D’ailleurs, la recherche en sciences humaines, ça sert à quoi et à qui? et «concrètement, ça mène à quoi» comme carrière? L’auteur de cet article ne dira pas combien de fois on lui a posé cette question (!) et, jour après jour, affine son argumentaire. elle se désole aussi des résultats de l’évolution en faveur d’une vision plus diversifiée de l’université, traduite par le passage de la notion classique d’universitas, où les diverses unités de recherche avaient beaucoup plus d’indépendance qu’aujourd’hui, à la notion anglo-saxonne et globale de university, où l’on s’identifie plus au groupe, à l’institution, qu’à sa faculté ou à sa section. Si ces deux mots ont la même étymologie, ils n’ont de loin pas la même signification.

Ces réflexions n’ont somme toute pas de valeur particulière en rapport à l’actualité de ce mois de novembre. Lors d’un stage à l’excellent Institut de recherche et d’histoire des Textes (IRHT) à Paris, nous avons appris que le corps des chercheurs était passé de cent dix à cinquante personnes, mouvement entamé il y a plusieurs années, dû aux réductions budgétaires: les personnes en fin de carrière ne sont pas remplacées et des compétences se perdent. Alors certes, nous nous éloignons du canton de Vaud, qui reste épargné par de telles coupes! Sans compter que le corps des chercheurs de l’IRHT n’est pas le seul à souffrir en France de ce genre d’«allègement salarial». mais n’est-ce pas là significatif d’une humeur ambiante à l’égard des humanités? Pour faire disparaître le passé, quoi de mieux durant les guerres que de brûler églises et bibliothèques, pour faire oublier ce qu’ont, plus tôt, cru, pensé et écrit les anciens et, par là, couper les racines qui relient les hommes à des siècles de tradition?

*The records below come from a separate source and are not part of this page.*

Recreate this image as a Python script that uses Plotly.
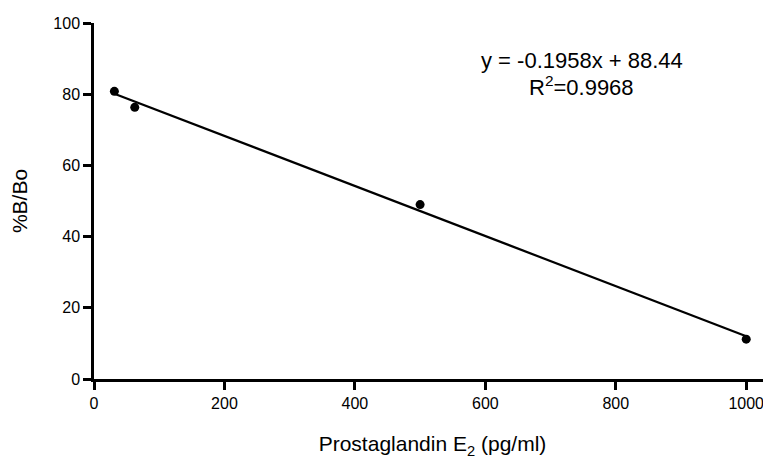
import numpy as np
import plotly.graph_objects as go

# Data
conc = [31.25, 62.5, 500, 1000]          # Prostaglandin E2 (pg/ml)
pct_b_b0 = [80.8, 76.3, 49.0, 11.2]       # %B/Bo
fit_label = "y = -0.1958x + 88.44"
r2_label = "R<sup>2</sup>=0.9968"
x_ticks = [0, 200, 400, 600, 800, 1000]
y_ticks = [0, 20, 40, 60, 80, 100]

# Linear regression line through the plotted points
slope, intercept = np.polyfit(conc, pct_b_b0, 1)
line_x = [min(conc), max(conc)]
line_y = [slope * v + intercept for v in line_x]

FONT = "Liberation Sans, Arial, sans-serif"

fig = go.Figure()
fig.add_trace(go.Scatter(x=line_x, y=line_y, mode="lines",
                         line=dict(color="black", width=2.2), showlegend=False,
                         hoverinfo="skip"))
fig.add_trace(go.Scatter(x=conc, y=pct_b_b0, mode="markers",
                         marker=dict(color="black", size=9), showlegend=False))

fig.add_annotation(x=748, y=89.4, xref="x", yref="y", text=fit_label,
                   showarrow=False, font=dict(size=22, color="black", family=FONT))
fig.add_annotation(x=748, y=82.3, xref="x", yref="y", text=r2_label,
                   showarrow=False, font=dict(size=22, color="black", family=FONT))

axis_common = dict(showline=True, linecolor="black", linewidth=2.5, ticks="outside",
                   ticklen=8, tickwidth=2.5, tickcolor="black", showgrid=False,
                   zeroline=False, automargin=False,
                   tickfont=dict(size=16, color="black", family=FONT))

fig.update_xaxes(range=[0, 1038], tickvals=x_ticks, **axis_common,
                 title=dict(text="Prostaglandin E<sub>2</sub> (pg/ml)",
                            font=dict(size=21, color="black", family=FONT), standoff=26))
fig.update_yaxes(range=[0, 100], tickvals=y_ticks, **axis_common,
                 title=dict(text="%B/Bo", font=dict(size=21, color="black", family=FONT),
                            standoff=26))

# The page body has an 8px margin, so the figure is sized to fill the rest of the window
fig.update_layout(width=763, height=456, plot_bgcolor="white", paper_bgcolor="white",
                  margin=dict(l=86, r=0, t=15, b=84.5), font=dict(family=FONT, color="black"))

fig.write_html("out.html")
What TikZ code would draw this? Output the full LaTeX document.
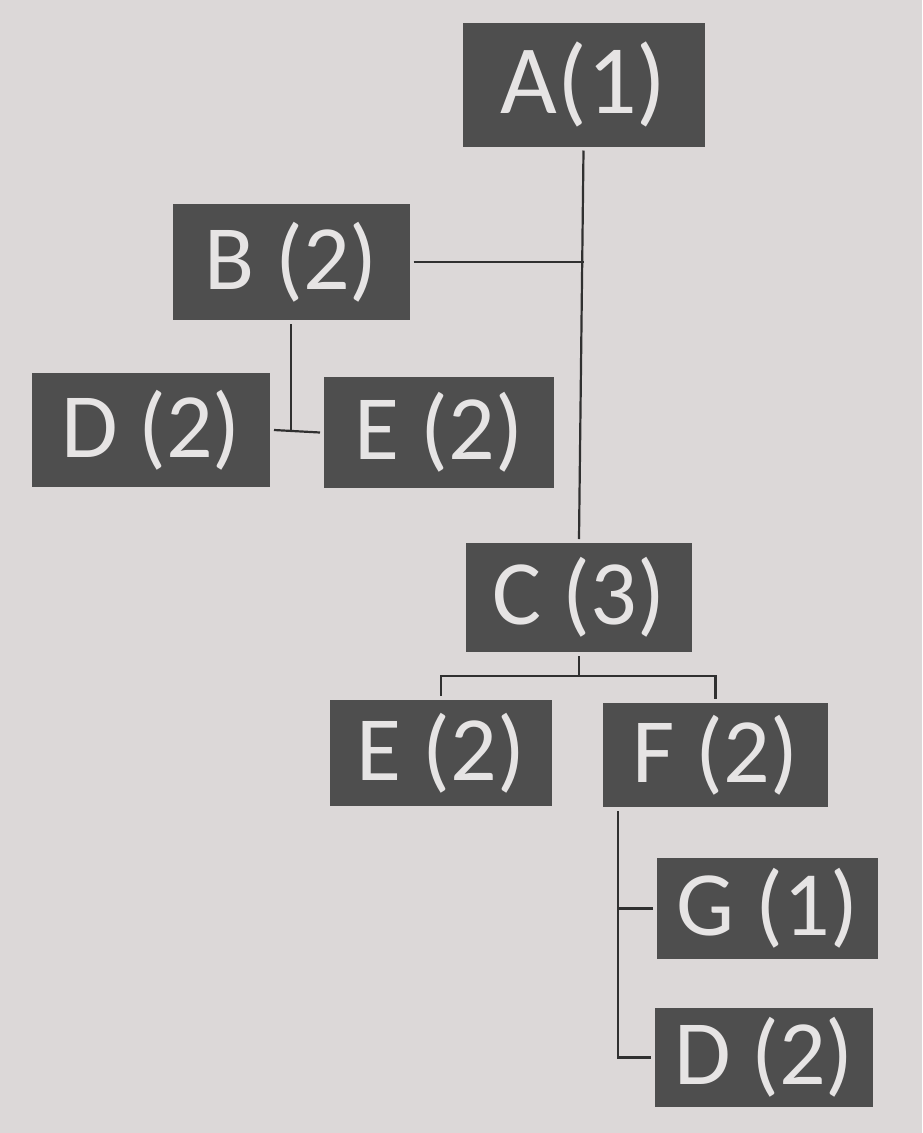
\documentclass[tikz,border=0pt]{standalone}
\usepackage{fontspec}
\setmainfont{Carlito}
\usepackage{xcolor}
\definecolor{paper}{HTML}{DCD8D8}
\definecolor{boxgray}{HTML}{4E4E4E}
\definecolor{inkgray}{HTML}{E6E4E4}
\definecolor{linegray}{HTML}{303030}

\begin{document}
\begin{tikzpicture}[x=1pt, y=-1pt, box/.style = {fill=boxgray, text=inkgray, inner sep=0pt, outer sep=4pt, font=\fontsize{92}{92}\selectfont}, link/.style = {draw=linegray, line width=2.2pt}]
	\fill[paper] (0,0) rectangle (922,1133);
	\useasboundingbox (0,0) rectangle (922,1133);
	\node[box, minimum width=242pt, minimum height=124pt, font=\fontsize{98}{98}\selectfont] (A) at (583.5,84.5) {A(1)};
	\node[box, minimum width=237pt, minimum height=116pt] (B) at (291,262) {B (2)};
	\node[box, minimum width=238pt, minimum height=114pt] (D1) at (151,430) {D (2)};
	\node[box, minimum width=230pt, minimum height=111pt] (E1) at (439,432.5) {E (2)};
	\node[box, minimum width=226pt, minimum height=109pt] (C) at (579,597.5) {C (3)};
	\node[box, minimum width=222pt, minimum height=106pt] (E2) at (441,753) {E (2)};
	\node[box, minimum width=225pt, minimum height=104pt] (F) at (715.5,755) {F (2)};
	\node[box, minimum width=221pt, minimum height=101pt] (G) at (767.5,908.5) {G (1)};
	\node[box, minimum width=218pt, minimum height=99pt] (D2) at (764,1057.5) {D (2)};
	\coordinate (cfork) at ([yshift=-20pt]C.south);
	\coordinate (ftrunk) at ([xshift=19pt]F.south west);
	\draw[link] (A.south) -- (C.north);
	\draw[link] (B.east) -- (B.east -| A.south);
	\draw[link] (B.south) -- (B.south |- D1.east);
	\draw[link] (D1.east) -- (E1.west);
	\draw[link] (C.south) -- (cfork);
	\draw[link] (E2.north) |- (cfork) -| (F.north);
	\draw[link] (ftrunk) |- (D2.west);
	\draw[link] (G.west) -- (G.west -| ftrunk);
\end{tikzpicture}
\end{document}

Nos églises sont heureusement encore debout et chaque semaine les bibliothèques virtuelles s’enrichissent virtuellement de magnifiques reproductions des plus beaux manuscrits médiévaux du monde. E-codices (Université de Fribourg, e-codices.unifr.ch), Gallica (Bibliothèque nationale de France, gallica.bnf.fr) ou encore Europeana Regia (europeanaregia.eu) sont des bases de données que nous vous invitons vivement à visiter, ne serait-ce que pour le plaisir des yeux! L’accès aux richesses de notre passé est devenu d’une facilité quasi désopilante. Nous sommes donc rassurés de savoir que des personnes investissent dans ces projets, conscientes que cet héritage mérite d’être transmis.

Que n’en profitons-nous davantage! Alors certes, ça ne rapporte pas grand-chose, au contraire. L’utilité de la recherche en histoire et en littérature ne se mesure pas de la même manière que dans les autres domaines. Il ne s’agit pas de calculer les répercussions économiques et l’introduction de nouvelles stratégies dans l’industrie, mais plutôt de connaître le passé et de transmettre un savoir. Un autre monde. De la même manière, donner à voir au grand public ces trésors est un geste gratuit, qui fait de nous à la fois les dépositaires de ces trésors et de grands amoureux de ces beautés.